__Stated problem__. Leaving out every picture, retype the lines below from the top through the one that contains "months_1516 = ['Oct.".
================================
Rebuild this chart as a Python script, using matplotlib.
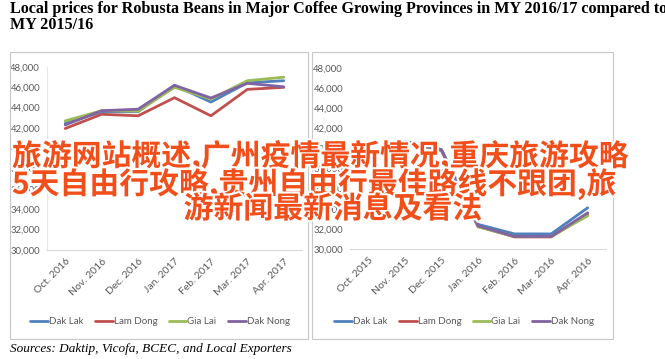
import matplotlib
matplotlib.use('Agg')
import matplotlib.pyplot as plt
import matplotlib.patheffects as pe
from matplotlib.patches import Rectangle

W, H = 665, 359

months_1617 = ['Oct. 2016', 'Nov. 2016', 'Dec. 2016', 'Jan. 2017', 'Feb. 2017', 'Mar. 2017', 'Apr. 2017']
months_1516 = ['Oct. 2015', 'Nov. 2015', 'Dec. 2015', 'Jan. 2016', 'Feb. 2016', 'Mar. 2016', 'Apr. 2016']

provinces = ['Dak Lak', 'Lam Dong', 'Gia Lai', 'Dak Nong']
colors = ['#4F81BD', '#C0504D', '#9BBB59', '#8064A2']

# VND/kg
dak_lak_1617 = [42450, 43600, 43600, 46200, 44550, 46450, 46650]
lam_dong_1617 = [41950, 43350, 43200, 44980, 43200, 45800, 46000]
gia_lai_1617 = [42700, 43700, 43650, 46000, 44850, 46650, 47000]
dak_nong_1617 = [42300, 43700, 43850, 46200, 44950, 46400, 46050]

dak_lak_1516 = [35500, 40700, 39900, 32450, 31500, 31500, 34100]
lam_dong_1516 = [35400, 40600, 39800, 32250, 31200, 31200, 33450]
gia_lai_1516 = [35400, 40600, 39800, 32200, 31250, 31250, 33300]
dak_nong_1516 = [35450, 40650, 39850, 32300, 31250, 31250, 33600]

y_ticks = list(range(30000, 48001, 2000))

title_1 = 'Local prices for Robusta Beans in Major Coffee Growing Provinces in MY 2016/17 compared to'
title_2 = 'MY 2015/16'
source = 'Sources: Daktip, Vicofa, BCEC, and Local Exporters'
overlay = ['旅游网站概述,广州疫情最新情况,重庆旅游攻略',
           '5天自由行攻略,贵州自由行最佳路线不跟团,旅',
           '游新闻最新消息及看法']

narrow = ['Lato', 'DejaVu Sans']
grey_txt = '#595959'


def fx(px):
    return px / W


def fy(py):
    return 1 - py / H


fig = plt.figure(figsize=(W / 100, H / 100), dpi=100)

# panel frames
for x0, x1 in [(10, 308), (312, 613)]:
    fig.patches.append(Rectangle((fx(x0), fy(339)), fx(x1 - x0), (339 - 52) / H,
                                 transform=fig.transFigure, fill=False,
                                 edgecolor='#C8C8C8', lw=0.8))


def panel(rect, months, series, left_spine, legend_cx):
    ax = fig.add_axes(rect)
    x = list(range(len(months)))
    for vals, c, name in zip(series, colors, provinces):
        ax.plot(x, vals, color=c, lw=2.0, label=name, solid_capstyle='round')
    ax.set_xlim(-0.5, len(months) - 0.5)
    ax.set_ylim(30000, 48000)
    ax.set_yticks(y_ticks)
    ax.set_yticklabels(['{:,}'.format(v) for v in y_ticks], family=narrow,
                       fontsize=6.8, color=grey_txt)
    ax.set_xticks(x)
    ax.set_xticklabels(months, rotation=45, ha='right', va='top',
                       rotation_mode='anchor', family=narrow, fontsize=7.5, color=grey_txt)
    ax.tick_params(axis='y', length=0, pad=5)
    ax.tick_params(axis='x', length=0, pad=5)
    for s in ['top', 'right']:
        ax.spines[s].set_visible(False)
    ax.spines['bottom'].set_color('#D9D9D9')
    ax.spines['left'].set_color('#E6E6E6')
    ax.spines['left'].set_visible(left_spine)
    h, l = ax.get_legend_handles_labels()
    fig.legend(h, l, loc='center', bbox_to_anchor=(fx(legend_cx), fy(322)),
               ncol=4, frameon=False, handlelength=1.8, handletextpad=0.1,
               columnspacing=1.2, prop={'family': narrow, 'size': 7},
               labelcolor=grey_txt)
    return ax


panel([fx(47), fy(250), fx(255), 183 / H], months_1617,
      [dak_lak_1617, lam_dong_1617, gia_lai_1617, dak_nong_1617], True, 160)
panel([fx(350), fy(249), fx(256), 181 / H], months_1516,
      [dak_lak_1516, lam_dong_1516, gia_lai_1516, dak_nong_1516], False, 464)

fig.text(fx(10), fy(9), title_1, family='Liberation Serif', fontweight='bold',
         fontsize=11.6, va='center', ha='left')
fig.text(fx(10), fy(25), title_2, family='Liberation Serif', fontweight='bold',
         fontsize=11.6, va='center', ha='left')
fig.text(fx(10), fy(349), source, family='Liberation Serif', style='italic',
         fontsize=9.5, va='center', ha='left')

halo = [pe.withStroke(linewidth=3, foreground='white')]
for txt, xpos, ypos, ha in [(overlay[0], 12, 156, 'left'),
                            (overlay[1], 12, 184, 'left'),
                            (overlay[2], 333, 209, 'center')]:
    fig.text(fx(xpos), fy(ypos), txt, family=['Noto Sans CJK SC', 'DejaVu Sans'],
             fontweight='bold', fontsize=21.5, color='#F24E1A', ha=ha, va='center',
             path_effects=halo)

fig.savefig('out.png', dpi=100)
================================
__Task result__.
Rebuild this chart as a Python script, using matplotlib.
import matplotlib
matplotlib.use('Agg')
import matplotlib.pyplot as plt
import matplotlib.patheffects as pe
from matplotlib.patches import Rectangle

W, H = 665, 359

months_1617 = ['Oct. 2016', 'Nov. 2016', 'Dec. 2016', 'Jan. 2017', 'Feb. 2017', 'Mar. 2017', 'Apr. 2017']
months_1516 = ['Oct. 2015', 'Nov. 2015', 'Dec. 2015', 'Jan. 2016', 'Feb. 2016', 'Mar. 2016', 'Apr. 2016']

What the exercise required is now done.